*YOUR INSTRUCTIONS*. All of the material below is to be repeated exactly.

*SOURCE EXCERPT*.
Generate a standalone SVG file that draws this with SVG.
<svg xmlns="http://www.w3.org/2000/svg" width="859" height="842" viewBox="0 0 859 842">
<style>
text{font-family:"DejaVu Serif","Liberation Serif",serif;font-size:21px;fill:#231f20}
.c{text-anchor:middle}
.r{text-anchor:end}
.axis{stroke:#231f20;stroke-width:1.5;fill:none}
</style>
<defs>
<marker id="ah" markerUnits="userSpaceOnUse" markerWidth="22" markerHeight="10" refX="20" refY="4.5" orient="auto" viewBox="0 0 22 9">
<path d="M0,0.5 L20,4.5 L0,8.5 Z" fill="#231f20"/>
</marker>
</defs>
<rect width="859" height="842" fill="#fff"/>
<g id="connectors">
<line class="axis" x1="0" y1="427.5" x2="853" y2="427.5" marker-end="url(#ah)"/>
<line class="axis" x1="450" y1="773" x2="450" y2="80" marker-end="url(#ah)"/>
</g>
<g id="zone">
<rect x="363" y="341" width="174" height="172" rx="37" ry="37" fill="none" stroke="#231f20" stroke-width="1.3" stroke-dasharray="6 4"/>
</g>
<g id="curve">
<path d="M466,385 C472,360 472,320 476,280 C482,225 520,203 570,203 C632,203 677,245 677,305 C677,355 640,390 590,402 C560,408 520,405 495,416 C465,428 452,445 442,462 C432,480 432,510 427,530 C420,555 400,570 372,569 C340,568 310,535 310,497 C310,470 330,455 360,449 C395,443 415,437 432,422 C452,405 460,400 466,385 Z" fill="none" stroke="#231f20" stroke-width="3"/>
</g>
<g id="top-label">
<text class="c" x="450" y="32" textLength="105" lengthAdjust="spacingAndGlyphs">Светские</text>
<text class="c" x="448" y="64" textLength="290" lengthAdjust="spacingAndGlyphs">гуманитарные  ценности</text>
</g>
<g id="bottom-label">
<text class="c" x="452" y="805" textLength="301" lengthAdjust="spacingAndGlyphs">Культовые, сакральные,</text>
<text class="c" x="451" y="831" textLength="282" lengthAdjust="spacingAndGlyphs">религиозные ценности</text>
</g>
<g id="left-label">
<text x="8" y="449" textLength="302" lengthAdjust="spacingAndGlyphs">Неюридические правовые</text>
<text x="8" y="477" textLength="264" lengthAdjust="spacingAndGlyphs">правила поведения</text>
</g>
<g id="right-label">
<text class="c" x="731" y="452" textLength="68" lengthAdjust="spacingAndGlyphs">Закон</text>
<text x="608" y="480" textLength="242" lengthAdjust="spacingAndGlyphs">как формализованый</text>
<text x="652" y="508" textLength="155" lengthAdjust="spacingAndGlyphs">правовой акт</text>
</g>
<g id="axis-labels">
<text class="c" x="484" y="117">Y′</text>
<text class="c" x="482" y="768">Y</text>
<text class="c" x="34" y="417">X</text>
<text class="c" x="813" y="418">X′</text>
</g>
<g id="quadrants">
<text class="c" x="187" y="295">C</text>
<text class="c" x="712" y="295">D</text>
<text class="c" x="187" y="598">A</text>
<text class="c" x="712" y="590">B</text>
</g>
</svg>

*RESPONSE FOR THIS EXERCISE*.
Generate a standalone SVG file that draws this with SVG.
<svg xmlns="http://www.w3.org/2000/svg" width="859" height="842" viewBox="0 0 859 842">
<style>
text{font-family:"DejaVu Serif","Liberation Serif",serif;font-size:21px;fill:#231f20}
.c{text-anchor:middle}
.r{text-anchor:end}
.axis{stroke:#231f20;stroke-width:1.5;fill:none}
</style>
<defs>
<marker id="ah" markerUnits="userSpaceOnUse" markerWidth="22" markerHeight="10" refX="20" refY="4.5" orient="auto" viewBox="0 0 22 9">
<path d="M0,0.5 L20,4.5 L0,8.5 Z" fill="#231f20"/>
</marker>
</defs>
<rect width="859" height="842" fill="#fff"/>
<g id="connectors">
<line class="axis" x1="0" y1="427.5" x2="853" y2="427.5" marker-end="url(#ah)"/>
<line class="axis" x1="450" y1="773" x2="450" y2="80" marker-end="url(#ah)"/>
</g>
<g id="zone">
<rect x="363" y="341" width="174" height="172" rx="37" ry="37" fill="none" stroke="#231f20" stroke-width="1.3" stroke-dasharray="6 4"/>
</g>
<g id="curve">
<path d="M466,385 C472,360 472,320 476,280 C482,225 520,203 570,203 C632,203 677,245 677,305 C677,355 640,390 590,402 C560,408 520,405 495,416 C465,428 452,445 442,462 C432,480 432,510 427,530 C420,555 400,570 372,569 C340,568 310,535 310,497 C310,470 330,455 360,449 C395,443 415,437 432,422 C452,405 460,400 466,385 Z" fill="none" stroke="#231f20" stroke-width="3"/>
</g>
<g id="top-label">
<text class="c" x="450" y="32" textLength="105" lengthAdjust="spacingAndGlyphs">Светские</text>
<text class="c" x="448" y="64" textLength="290" lengthAdjust="spacingAndGlyphs">гуманитарные  ценности</text>
</g>
<g id="bottom-label">
<text class="c" x="452" y="805" textLength="301" lengthAdjust="spacingAndGlyphs">Культовые, сакральные,</text>
<text class="c" x="451" y="831" textLength="282" lengthAdjust="spacingAndGlyphs">религиозные ценности</text>
</g>
<g id="left-label">
<text x="8" y="449" textLength="302" lengthAdjust="spacingAndGlyphs">Неюридические правовые</text>
<text x="8" y="477" textLength="264" lengthAdjust="spacingAndGlyphs">правила поведения</text>
</g>
<g id="right-label">
<text class="c" x="731" y="452" textLength="68" lengthAdjust="spacingAndGlyphs">Закон</text>
<text x="608" y="480" textLength="242" lengthAdjust="spacingAndGlyphs">как формализованый</text>
<text x="652" y="508" textLength="155" lengthAdjust="spacingAndGlyphs">правовой акт</text>
</g>
<g id="axis-labels">
<text class="c" x="484" y="117">Y′</text>
<text class="c" x="482" y="768">Y</text>
<text class="c" x="34" y="417">X</text>
<text class="c" x="813" y="418">X′</text>
</g>
<g id="quadrants">
<text class="c" x="187" y="295">C</text>
<text class="c" x="712" y="295">D</text>
<text class="c" x="187" y="598">A</text>
<text class="c" x="712" y="590">B</text>
</g>
</svg>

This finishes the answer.